信じることは嫌いだけれど
先週先々週と平日帰宅後はもうまつたくなにもする気にならなかつたやつがれである。
あみものさへまつたくしなかつたといふ体たらく。
だが今週に入つてからといふもの、帰宅時間はほとんどかはわないものの、なんとなく気持ちに余裕が出て来たやうである。
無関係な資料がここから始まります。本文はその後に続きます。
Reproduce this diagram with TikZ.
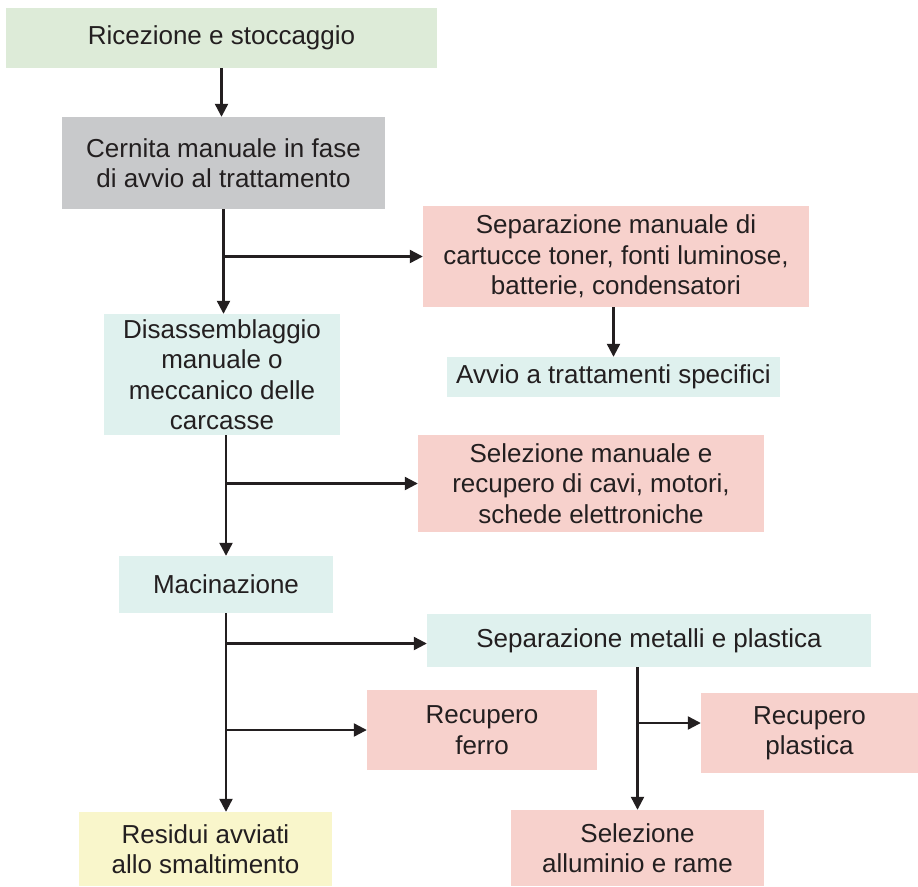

一昨日から帰宅後にあみものを手に取るやうになつた。
今回の職場からはもうお呼びはかからないだらうな、なんぞと思ひつつ、次も短期間だし、その先どうしやうかな、なんぞと考へながら糸を繰り針を動かす。
いはゆる「来し方行く末」に思ひをはせるとはかういふことか。
あみものをしながらさうしたことを考へるといふのは実に似つかはしい感じがしてよい。
なんだかいつでもばたばたわたわたしてゐる仕事にはふりこまれるせゐだらう、これといつた技術は身に付かないのだが、ただ一つだけ、「どうにもならないことを期限までになんとかする」といふすべには長けてゐる気がする。
もちろん、「どうにもならないこと」はそれ以上どうにもならないことが多いので、実際には「誤摩化す」ことになるのかもしれないが、しかし、それとてできるとできないとでは大違ひだ。
この技術(といつていいものやら……)は、他人に教へやうとして教へられるものではないし、また教はらうとして教はれるものでもないやうに思ふ。
先日、ほぼ日手帳に掲載されてゐる引用文を読んでゐたら、「えうはできると信じることだ」みたやうなことが書いてあつた。
なるほど。
実は何かにつけ「信じる」ことが嫌いなやつがれである。
なにかを信じてゐる人といふのは往々にしてやたらと押しつけがましいからだ。さらに、なにかを信じてゐる人はこれまた往々にして他人の云ふことに耳を傾けないことも多い。
だつたらいつそのこと「なにも信じない」方がなんぼかマシ。
さう思つてゐる。
だが、考へてみれば、もうどうにもならない作業に従事する時に「それでもなんとかしなければならない」と思ふ一方で、「できるはずだ」と信じてゐる自分がゐるのかもしれない。